Objective:
All of the lines below are to be printed again exactly; images are excluded from the output.

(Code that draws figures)

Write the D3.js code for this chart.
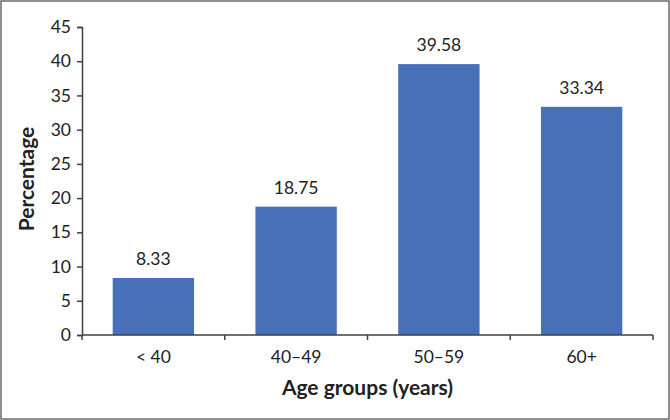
<!DOCTYPE html>
<html>
<head>
<meta charset="utf-8">
<script src="https://cdn.jsdelivr.net/npm/d3@7"></script>
<style>
  body { margin: 0; background: #fff; }
  text { font-family: Lato, "Open Sans", sans-serif; fill: #222; }
</style>
</head>
<body>
<div id="viz"></div>
<script>
const categories = ["< 40", "40\u201349", "50\u201359", "60+"];
const percentages = [8.33, 18.75, 39.58, 33.34];
const yTicks = [0, 5, 10, 15, 20, 25, 30, 35, 40, 45];

const width = 670;
const height = 420;
const margin = { top: 27, right: 17, bottom: 85, left: 82 };

const svg = d3.select("#viz").append("svg")
    .attr("width", width)
    .attr("height", height);

// outer frame
svg.append("rect")
    .attr("x", 1).attr("y", 1)
    .attr("width", width - 2).attr("height", height - 2)
    .attr("fill", "none")
    .attr("stroke", "#6b6b6b")
    .attr("stroke-width", 1.5);

const x = d3.scaleBand()
    .domain(categories)
    .range([margin.left, width - margin.right])
    .paddingInner(0.43)
    .paddingOuter(0.215);

const y = d3.scaleLinear()
    .domain([0, 45])
    .range([height - margin.bottom, margin.top]);

svg.selectAll("rect.bar")
    .data(percentages)
    .enter()
    .append("rect")
    .attr("class", "bar")
    .attr("x", (d, i) => x(categories[i]))
    .attr("y", d => y(d))
    .attr("width", x.bandwidth())
    .attr("height", d => y(0) - y(d))
    .attr("fill", "#4870b8");

svg.selectAll("text.val")
    .data(percentages)
    .enter()
    .append("text")
    .attr("class", "val")
    .attr("x", (d, i) => x(categories[i]) + x.bandwidth() / 2)
    .attr("y", d => y(d) - 13)
    .attr("text-anchor", "middle")
    .style("font-size", "17.5px")
    .text(d => d.toFixed(2));

// y axis
const yAxis = svg.append("g")
    .attr("transform", `translate(${margin.left},0)`)
    .call(d3.axisLeft(y).tickValues(yTicks).tickSize(5).tickPadding(6));
yAxis.selectAll("text").style("font-size", "17.5px").attr("fill", "#222");

// x axis with ticks at category boundaries
const bounds = d3.range(categories.length + 1).map(i => margin.left + i * x.step());
const xAxis = svg.append("g")
    .attr("transform", `translate(0,${y(0)})`);
xAxis.append("line")
    .attr("x1", margin.left).attr("x2", width - margin.right)
    .attr("stroke", "#404040").attr("stroke-width", 1.5);
xAxis.selectAll("line.tk")
    .data(bounds)
    .enter()
    .append("line")
    .attr("class", "tk")
    .attr("x1", d => d).attr("x2", d => d)
    .attr("y1", 0).attr("y2", 5)
    .attr("stroke", "#404040").attr("stroke-width", 1.5);
xAxis.selectAll("text")
    .data(categories)
    .enter()
    .append("text")
    .attr("x", d => x(d) + x.bandwidth() / 2)
    .attr("y", 28)
    .attr("text-anchor", "middle")
    .style("font-size", "17.5px")
    .text(d => d);

yAxis.select(".domain").attr("stroke", "#404040").attr("stroke-width", 1.5);
yAxis.selectAll(".tick line").attr("stroke", "#404040").attr("stroke-width", 1.5);

// axis titles
svg.append("text")
    .attr("x", (margin.left + width - margin.right) / 2)
    .attr("y", 395)
    .attr("text-anchor", "middle")
    .style("font-size", "21px")
    .style("font-weight", "bold")
    .text("Age groups (years)");

svg.append("text")
    .attr("transform", `translate(34,${(y(0) + y(45)) / 2 - 2}) rotate(-90)`)
    .attr("text-anchor", "middle")
    .style("font-size", "21px")
    .style("font-weight", "bold")
    .text("Percentage");
</script>
</body>
</html>
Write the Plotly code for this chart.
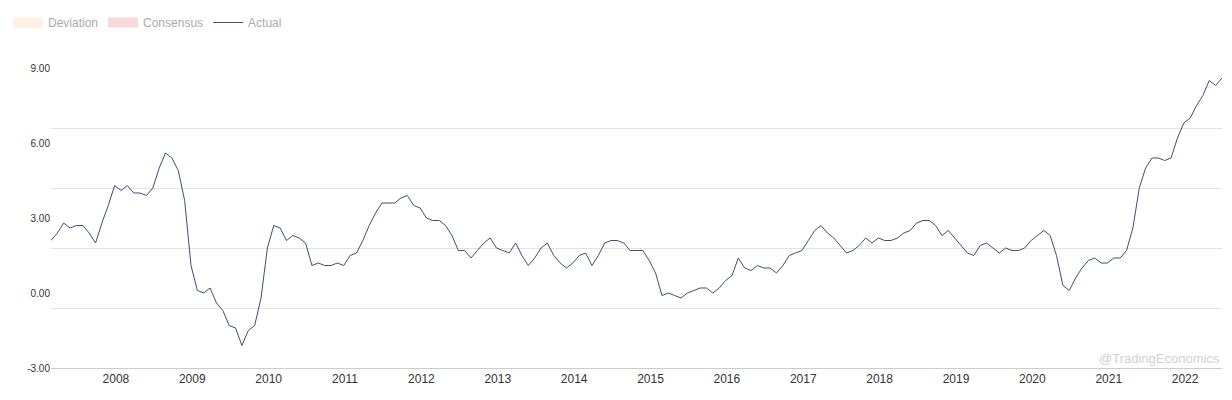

Expected output:
Write the D3.js code for this chart.
<!DOCTYPE html>
<html>
<head>
<meta charset="utf-8">
<script src="https://cdn.jsdelivr.net/npm/d3@7"></script>
<style>
  body { margin: 0; background: #fff; }
  text { font-family: Lato, "Open Sans", sans-serif; fill: #222; }
</style>
</head>
<body>
<div id="viz"></div>
<script>
const categories = ["< 40", "40\u201349", "50\u201359", "60+"];
const percentages = [8.33, 18.75, 39.58, 33.34];
const yTicks = [0, 5, 10, 15, 20, 25, 30, 35, 40, 45];

const width = 670;
const height = 420;
const margin = { top: 27, right: 17, bottom: 85, left: 82 };

const svg = d3.select("#viz").append("svg")
    .attr("width", width)
    .attr("height", height);

// outer frame
svg.append("rect")
    .attr("x", 1).attr("y", 1)
    .attr("width", width - 2).attr("height", height - 2)
    .attr("fill", "none")
    .attr("stroke", "#6b6b6b")
    .attr("stroke-width", 1.5);

const x = d3.scaleBand()
    .domain(categories)
    .range([margin.left, width - margin.right])
    .paddingInner(0.43)
    .paddingOuter(0.215);

const y = d3.scaleLinear()
    .domain([0, 45])
    .range([height - margin.bottom, margin.top]);

svg.selectAll("rect.bar")
    .data(percentages)
    .enter()
    .append("rect")
    .attr("class", "bar")
    .attr("x", (d, i) => x(categories[i]))
    .attr("y", d => y(d))
    .attr("width", x.bandwidth())
    .attr("height", d => y(0) - y(d))
    .attr("fill", "#4870b8");

svg.selectAll("text.val")
    .data(percentages)
    .enter()
    .append("text")
    .attr("class", "val")
    .attr("x", (d, i) => x(categories[i]) + x.bandwidth() / 2)
    .attr("y", d => y(d) - 13)
    .attr("text-anchor", "middle")
    .style("font-size", "17.5px")
    .text(d => d.toFixed(2));

// y axis
const yAxis = svg.append("g")
    .attr("transform", `translate(${margin.left},0)`)
    .call(d3.axisLeft(y).tickValues(yTicks).tickSize(5).tickPadding(6));
yAxis.selectAll("text").style("font-size", "17.5px").attr("fill", "#222");

// x axis with ticks at category boundaries
const bounds = d3.range(categories.length + 1).map(i => margin.left + i * x.step());
const xAxis = svg.append("g")
    .attr("transform", `translate(0,${y(0)})`);
xAxis.append("line")
    .attr("x1", margin.left).attr("x2", width - margin.right)
    .attr("stroke", "#404040").attr("stroke-width", 1.5);
xAxis.selectAll("line.tk")
    .data(bounds)
    .enter()
    .append("line")
    .attr("class", "tk")
    .attr("x1", d => d).attr("x2", d => d)
    .attr("y1", 0).attr("y2", 5)
    .attr("stroke", "#404040").attr("stroke-width", 1.5);
xAxis.selectAll("text")
    .data(categories)
    .enter()
    .append("text")
    .attr("x", d => x(d) + x.bandwidth() / 2)
    .attr("y", 28)
    .attr("text-anchor", "middle")
    .style("font-size", "17.5px")
    .text(d => d);

yAxis.select(".domain").attr("stroke", "#404040").attr("stroke-width", 1.5);
yAxis.selectAll(".tick line").attr("stroke", "#404040").attr("stroke-width", 1.5);

// axis titles
svg.append("text")
    .attr("x", (margin.left + width - margin.right) / 2)
    .attr("y", 395)
    .attr("text-anchor", "middle")
    .style("font-size", "21px")
    .style("font-weight", "bold")
    .text("Age groups (years)");

svg.append("text")
    .attr("transform", `translate(34,${(y(0) + y(45)) / 2 - 2}) rotate(-90)`)
    .attr("text-anchor", "middle")
    .style("font-size", "21px")
    .style("font-weight", "bold")
    .text("Percentage");
</script>
</body>
</html>
Write the Plotly code for this chart.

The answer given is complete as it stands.